# PROVIDED ENTRIES

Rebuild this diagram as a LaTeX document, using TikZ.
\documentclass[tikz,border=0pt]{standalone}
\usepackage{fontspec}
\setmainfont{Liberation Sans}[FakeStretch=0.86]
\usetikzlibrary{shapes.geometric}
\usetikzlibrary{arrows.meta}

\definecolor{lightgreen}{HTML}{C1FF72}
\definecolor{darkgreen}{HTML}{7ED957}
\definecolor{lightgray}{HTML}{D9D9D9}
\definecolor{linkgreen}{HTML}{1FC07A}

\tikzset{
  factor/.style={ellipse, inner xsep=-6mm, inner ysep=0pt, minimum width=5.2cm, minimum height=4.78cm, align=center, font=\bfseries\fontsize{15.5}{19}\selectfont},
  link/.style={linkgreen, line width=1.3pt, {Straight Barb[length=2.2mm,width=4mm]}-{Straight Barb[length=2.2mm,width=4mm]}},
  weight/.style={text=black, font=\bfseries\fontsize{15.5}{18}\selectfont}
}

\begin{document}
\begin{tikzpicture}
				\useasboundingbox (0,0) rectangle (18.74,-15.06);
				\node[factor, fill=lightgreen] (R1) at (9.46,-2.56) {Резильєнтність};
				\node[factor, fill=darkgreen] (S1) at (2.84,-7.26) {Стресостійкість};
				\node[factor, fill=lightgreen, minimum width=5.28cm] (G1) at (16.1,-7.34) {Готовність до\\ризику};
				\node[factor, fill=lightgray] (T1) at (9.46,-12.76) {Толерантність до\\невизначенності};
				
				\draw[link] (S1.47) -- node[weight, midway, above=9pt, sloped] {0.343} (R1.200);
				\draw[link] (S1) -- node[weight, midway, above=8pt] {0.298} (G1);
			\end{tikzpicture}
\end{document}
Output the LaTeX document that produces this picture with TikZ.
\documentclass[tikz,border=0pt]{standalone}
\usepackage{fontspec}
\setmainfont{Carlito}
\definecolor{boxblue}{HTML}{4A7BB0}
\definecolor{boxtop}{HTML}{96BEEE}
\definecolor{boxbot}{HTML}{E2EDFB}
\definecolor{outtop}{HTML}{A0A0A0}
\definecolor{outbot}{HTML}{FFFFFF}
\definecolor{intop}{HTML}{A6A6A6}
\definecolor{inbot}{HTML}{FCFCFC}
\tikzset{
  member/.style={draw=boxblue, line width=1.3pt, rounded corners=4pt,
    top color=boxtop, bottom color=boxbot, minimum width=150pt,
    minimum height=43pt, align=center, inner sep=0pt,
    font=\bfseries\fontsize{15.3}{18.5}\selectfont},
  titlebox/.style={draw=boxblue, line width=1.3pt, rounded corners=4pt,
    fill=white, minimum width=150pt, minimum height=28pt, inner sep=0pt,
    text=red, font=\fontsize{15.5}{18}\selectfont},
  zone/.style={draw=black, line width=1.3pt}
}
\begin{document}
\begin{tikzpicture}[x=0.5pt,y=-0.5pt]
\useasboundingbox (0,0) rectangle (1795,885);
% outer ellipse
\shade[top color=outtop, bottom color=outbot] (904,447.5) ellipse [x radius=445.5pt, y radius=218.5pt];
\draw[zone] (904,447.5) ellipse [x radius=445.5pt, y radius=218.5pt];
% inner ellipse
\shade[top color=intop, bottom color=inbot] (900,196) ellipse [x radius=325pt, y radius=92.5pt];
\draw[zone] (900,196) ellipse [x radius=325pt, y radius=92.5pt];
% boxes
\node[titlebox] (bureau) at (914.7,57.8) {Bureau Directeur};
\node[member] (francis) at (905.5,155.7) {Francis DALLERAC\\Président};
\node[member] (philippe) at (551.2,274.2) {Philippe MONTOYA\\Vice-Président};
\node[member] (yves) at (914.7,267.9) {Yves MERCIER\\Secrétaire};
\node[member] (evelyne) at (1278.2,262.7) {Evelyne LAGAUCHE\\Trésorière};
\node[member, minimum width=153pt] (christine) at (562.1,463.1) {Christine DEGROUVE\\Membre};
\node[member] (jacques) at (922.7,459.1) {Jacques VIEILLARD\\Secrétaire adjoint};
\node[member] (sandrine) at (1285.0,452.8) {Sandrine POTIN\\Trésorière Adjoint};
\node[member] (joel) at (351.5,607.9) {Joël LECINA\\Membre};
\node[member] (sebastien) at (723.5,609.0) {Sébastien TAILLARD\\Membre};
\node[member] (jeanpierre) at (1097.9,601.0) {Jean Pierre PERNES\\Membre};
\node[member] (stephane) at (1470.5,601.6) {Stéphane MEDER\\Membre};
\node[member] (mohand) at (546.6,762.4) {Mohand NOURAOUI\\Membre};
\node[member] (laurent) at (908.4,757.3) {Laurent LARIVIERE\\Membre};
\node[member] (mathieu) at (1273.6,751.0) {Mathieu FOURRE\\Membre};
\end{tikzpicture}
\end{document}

# SHORT PROBLEM
Search the listing for the string "this". Copy each line where it turns up.

# THE ANSWER
Rebuild this diagram as a LaTeX document, using TikZ.
Output the LaTeX document that produces this picture with TikZ.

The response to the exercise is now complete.